>> START SOURCE EXCERPT
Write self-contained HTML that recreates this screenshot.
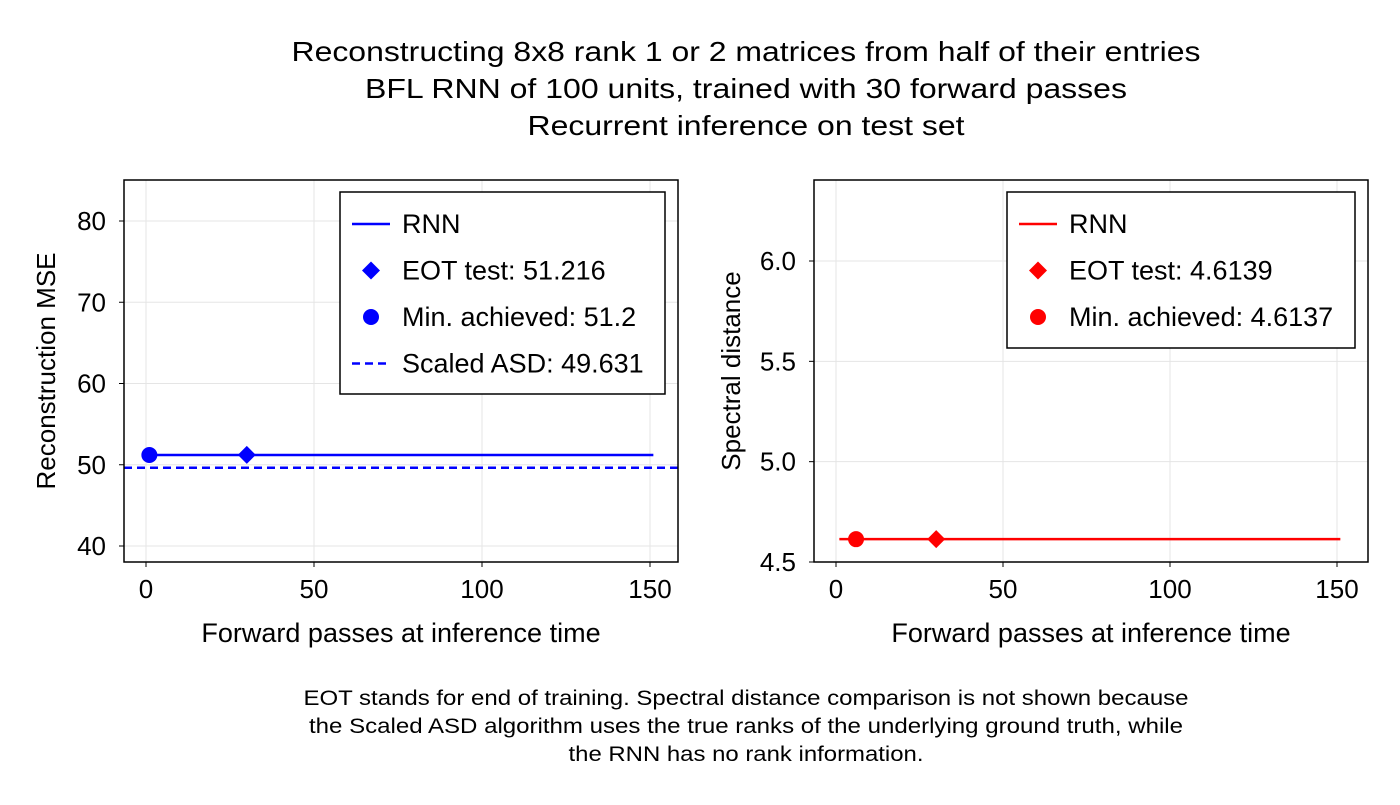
<!DOCTYPE html>
<html><head><meta charset="utf-8"><style>
body{margin:0;background:#fff;}
svg text{font-family:"Liberation Sans",sans-serif;fill:#000;}
</style></head><body>
<svg width="1400" height="800" xmlns="http://www.w3.org/2000/svg">
<g font-size="28" text-anchor="middle">
<text x="746" y="61" textLength="909" lengthAdjust="spacingAndGlyphs">Reconstructing 8x8 rank 1 or 2 matrices from half of their entries</text>
<text x="746" y="98" textLength="762" lengthAdjust="spacingAndGlyphs">BFL RNN of 100 units, trained with 30 forward passes</text>
<text x="746" y="135" textLength="437" lengthAdjust="spacingAndGlyphs">Recurrent inference on test set</text>
</g>
<g id="left"></g>
<g id="right"></g>
<g font-size="21" text-anchor="middle">
<text x="746" y="705" textLength="885" lengthAdjust="spacingAndGlyphs">EOT stands for end of training. Spectral distance comparison is not shown because</text>
<text x="746" y="733" textLength="874" lengthAdjust="spacingAndGlyphs">the Scaled ASD algorithm uses the true ranks of the underlying ground truth, while</text>
<text x="746" y="761" textLength="355" lengthAdjust="spacingAndGlyphs">the RNN has no rank information.</text>
</g>
</svg>
<script>
const xTicks=[0,50,100,150];
const mseTicks=[40,50,60,70,80];
const specTicks=[4.5,5.0,5.5,6.0];
const rnnRange=[1,151];
const mseRnn=51.2;
const mseEot=[30,51.216];
const mseMin=[1,51.2];
const mseAsd=49.631;
const specRnn=4.6137;
const specEot=[30,4.6139];
const specMin=[6,4.6137];
const NS="http://www.w3.org/2000/svg";
function mk(p,t,a){const e=document.createElementNS(NS,t);for(const k in a)e.setAttribute(k,a[k]);p.appendChild(e);return e;}
function panel(g,o){
 const L=o.L,R=o.L+554,T=180,B=562;
 const sx=v=>o.x0+(v-0)*(o.x150-o.x0)/150;
 const sy=v=>o.y0+(v-o.v0)*(o.y1-o.y0)/(o.v1-o.v0);
 xTicks.forEach(t=>{const l=mk(g,'line',{x1:sx(t),x2:sx(t),y1:T,y2:B,stroke:'#e5e5e5','stroke-width':1});
  const tx=mk(g,'text',{x:sx(t),y:B+36,'font-size':26,'text-anchor':'middle'});tx.textContent=t;
  mk(g,'line',{x1:sx(t),x2:sx(t),y1:B,y2:B+5,stroke:'#000'});});
 o.ticks.forEach(t=>{const l=mk(g,'line',{x1:L,x2:R,y1:sy(t),y2:sy(t),stroke:'#e5e5e5','stroke-width':1});
  const tx=mk(g,'text',{x:L-18,y:sy(t)+9,'font-size':26,'text-anchor':'end'});tx.textContent=o.fmt(t);
  mk(g,'line',{x1:L-5,x2:L,y1:sy(t),y2:sy(t),stroke:'#000'});});
 const c=o.color;
 if(o.asd!==undefined){const d=mk(g,'line',{x1:L,x2:R,y1:sy(o.asd),y2:sy(o.asd),stroke:c,'stroke-width':2.5,'stroke-dasharray':'8,5'});}
 const ln=mk(g,'line',{x1:sx(rnnRange[0]),x2:sx(rnnRange[1]),y1:sy(o.rnn),y2:sy(o.rnn),stroke:c,'stroke-width':2.5});
 const ci=mk(g,'circle',{cx:sx(o.min[0]),cy:sy(o.min[1]),r:8,fill:c});
 const ex=sx(o.eot[0]),ey=sy(o.eot[1]);
 const dm=mk(g,'polygon',{points:`${ex},${ey-9} ${ex+9},${ey} ${ex},${ey+9} ${ex-9},${ey}`,fill:c});
 mk(g,'rect',{x:L,y:T,width:554,height:382,fill:'none',stroke:'#000','stroke-width':1.5});
 const xl=mk(g,'text',{x:(L+R)/2,y:642,'font-size':27,'text-anchor':'middle'});xl.textContent='Forward passes at inference time';
 const yl=mk(g,'text',{transform:`translate(${o.ylx},${(T+B)/2}) rotate(-90)`,'font-size':26,'text-anchor':'middle'});yl.textContent=o.ylabel;
 const lg=mk(g,'g',{});
 mk(lg,'rect',{x:o.lx,y:192,width:o.lw,height:o.lh,fill:'#fff',stroke:'#000','stroke-width':1.5});
 o.entries.forEach((e,i)=>{const y=224+i*46.5;const mx=o.lx+31;
  if(e[0]=='line')mk(lg,'line',{x1:mx-19,x2:mx+19,y1:y,y2:y,stroke:c,'stroke-width':2.5});
  if(e[0]=='dash')mk(lg,'line',{x1:mx-19,x2:mx+19,y1:y,y2:y,stroke:c,'stroke-width':2.5,'stroke-dasharray':'8,5'});
  if(e[0]=='dia')mk(lg,'polygon',{points:`${mx},${y-9} ${mx+9},${y} ${mx},${y+9} ${mx-9},${y}`,fill:c});
  if(e[0]=='dot')mk(lg,'circle',{cx:mx,cy:y,r:8,fill:c});
  const t=mk(lg,'text',{x:o.lx+62,y:y+9,'font-size':27});t.textContent=e[1];});
}
panel(document.getElementById('left'),{L:124,x0:146,x150:650,v0:40,v1:80,y0:546,y1:221,ticks:mseTicks,fmt:t=>t,color:'#0000ff',rnn:mseRnn,eot:mseEot,min:mseMin,asd:mseAsd,ylabel:'Reconstruction MSE',ylx:55,lx:340,lw:325,lh:202,
 entries:[['line','RNN'],['dia','EOT test: 51.216'],['dot','Min. achieved: 51.2'],['dash','Scaled ASD: 49.631']]});
panel(document.getElementById('right'),{L:814,x0:836,x150:1337,v0:4.5,v1:6.0,y0:562,y1:261,ticks:specTicks,fmt:t=>t.toFixed(1),color:'#ff0000',rnn:specRnn,eot:specEot,min:specMin,ylabel:'Spectral distance',ylx:740,lx:1007,lw:348,lh:156,
 entries:[['line','RNN'],['dia','EOT test: 4.6139'],['dot','Min. achieved: 4.6137']]});
</script>
</body></html>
>> END SOURCE EXCERPT
GIVEN TASK
Please write out all the data again word for word, but not the pictures.

TASK RESPONSE
Write self-contained HTML that recreates this screenshot.
<!DOCTYPE html>
<html><head><meta charset="utf-8"><style>
body{margin:0;background:#fff;}
svg text{font-family:"Liberation Sans",sans-serif;fill:#000;}
</style></head><body>
<svg width="1400" height="800" xmlns="http://www.w3.org/2000/svg">
<g font-size="28" text-anchor="middle">
<text x="746" y="61" textLength="909" lengthAdjust="spacingAndGlyphs">Reconstructing 8x8 rank 1 or 2 matrices from half of their entries</text>
<text x="746" y="98" textLength="762" lengthAdjust="spacingAndGlyphs">BFL RNN of 100 units, trained with 30 forward passes</text>
<text x="746" y="135" textLength="437" lengthAdjust="spacingAndGlyphs">Recurrent inference on test set</text>
</g>
<g id="left"></g>
<g id="right"></g>
<g font-size="21" text-anchor="middle">
<text x="746" y="705" textLength="885" lengthAdjust="spacingAndGlyphs">EOT stands for end of training. Spectral distance comparison is not shown because</text>
<text x="746" y="733" textLength="874" lengthAdjust="spacingAndGlyphs">the Scaled ASD algorithm uses the true ranks of the underlying ground truth, while</text>
<text x="746" y="761" textLength="355" lengthAdjust="spacingAndGlyphs">the RNN has no rank information.</text>
</g>
</svg>
<script>
const xTicks=[0,50,100,150];
const mseTicks=[40,50,60,70,80];
const specTicks=[4.5,5.0,5.5,6.0];
const rnnRange=[1,151];
const mseRnn=51.2;
const mseEot=[30,51.216];
const mseMin=[1,51.2];
const mseAsd=49.631;
const specRnn=4.6137;
const specEot=[30,4.6139];
const specMin=[6,4.6137];
const NS="http://www.w3.org/2000/svg";
function mk(p,t,a){const e=document.createElementNS(NS,t);for(const k in a)e.setAttribute(k,a[k]);p.appendChild(e);return e;}
function panel(g,o){
 const L=o.L,R=o.L+554,T=180,B=562;
 const sx=v=>o.x0+(v-0)*(o.x150-o.x0)/150;
 const sy=v=>o.y0+(v-o.v0)*(o.y1-o.y0)/(o.v1-o.v0);
 xTicks.forEach(t=>{const l=mk(g,'line',{x1:sx(t),x2:sx(t),y1:T,y2:B,stroke:'#e5e5e5','stroke-width':1});
  const tx=mk(g,'text',{x:sx(t),y:B+36,'font-size':26,'text-anchor':'middle'});tx.textContent=t;
  mk(g,'line',{x1:sx(t),x2:sx(t),y1:B,y2:B+5,stroke:'#000'});});
 o.ticks.forEach(t=>{const l=mk(g,'line',{x1:L,x2:R,y1:sy(t),y2:sy(t),stroke:'#e5e5e5','stroke-width':1});
  const tx=mk(g,'text',{x:L-18,y:sy(t)+9,'font-size':26,'text-anchor':'end'});tx.textContent=o.fmt(t);
  mk(g,'line',{x1:L-5,x2:L,y1:sy(t),y2:sy(t),stroke:'#000'});});
 const c=o.color;
 if(o.asd!==undefined){const d=mk(g,'line',{x1:L,x2:R,y1:sy(o.asd),y2:sy(o.asd),stroke:c,'stroke-width':2.5,'stroke-dasharray':'8,5'});}
 const ln=mk(g,'line',{x1:sx(rnnRange[0]),x2:sx(rnnRange[1]),y1:sy(o.rnn),y2:sy(o.rnn),stroke:c,'stroke-width':2.5});
 const ci=mk(g,'circle',{cx:sx(o.min[0]),cy:sy(o.min[1]),r:8,fill:c});
 const ex=sx(o.eot[0]),ey=sy(o.eot[1]);
 const dm=mk(g,'polygon',{points:`${ex},${ey-9} ${ex+9},${ey} ${ex},${ey+9} ${ex-9},${ey}`,fill:c});
 mk(g,'rect',{x:L,y:T,width:554,height:382,fill:'none',stroke:'#000','stroke-width':1.5});
 const xl=mk(g,'text',{x:(L+R)/2,y:642,'font-size':27,'text-anchor':'middle'});xl.textContent='Forward passes at inference time';
 const yl=mk(g,'text',{transform:`translate(${o.ylx},${(T+B)/2}) rotate(-90)`,'font-size':26,'text-anchor':'middle'});yl.textContent=o.ylabel;
 const lg=mk(g,'g',{});
 mk(lg,'rect',{x:o.lx,y:192,width:o.lw,height:o.lh,fill:'#fff',stroke:'#000','stroke-width':1.5});
 o.entries.forEach((e,i)=>{const y=224+i*46.5;const mx=o.lx+31;
  if(e[0]=='line')mk(lg,'line',{x1:mx-19,x2:mx+19,y1:y,y2:y,stroke:c,'stroke-width':2.5});
  if(e[0]=='dash')mk(lg,'line',{x1:mx-19,x2:mx+19,y1:y,y2:y,stroke:c,'stroke-width':2.5,'stroke-dasharray':'8,5'});
  if(e[0]=='dia')mk(lg,'polygon',{points:`${mx},${y-9} ${mx+9},${y} ${mx},${y+9} ${mx-9},${y}`,fill:c});
  if(e[0]=='dot')mk(lg,'circle',{cx:mx,cy:y,r:8,fill:c});
  const t=mk(lg,'text',{x:o.lx+62,y:y+9,'font-size':27});t.textContent=e[1];});
}
panel(document.getElementById('left'),{L:124,x0:146,x150:650,v0:40,v1:80,y0:546,y1:221,ticks:mseTicks,fmt:t=>t,color:'#0000ff',rnn:mseRnn,eot:mseEot,min:mseMin,asd:mseAsd,ylabel:'Reconstruction MSE',ylx:55,lx:340,lw:325,lh:202,
 entries:[['line','RNN'],['dia','EOT test: 51.216'],['dot','Min. achieved: 51.2'],['dash','Scaled ASD: 49.631']]});
panel(document.getElementById('right'),{L:814,x0:836,x150:1337,v0:4.5,v1:6.0,y0:562,y1:261,ticks:specTicks,fmt:t=>t.toFixed(1),color:'#ff0000',rnn:specRnn,eot:specEot,min:specMin,ylabel:'Spectral distance',ylx:740,lx:1007,lw:348,lh:156,
 entries:[['line','RNN'],['dia','EOT test: 4.6139'],['dot','Min. achieved: 4.6137']]});
</script>
</body></html>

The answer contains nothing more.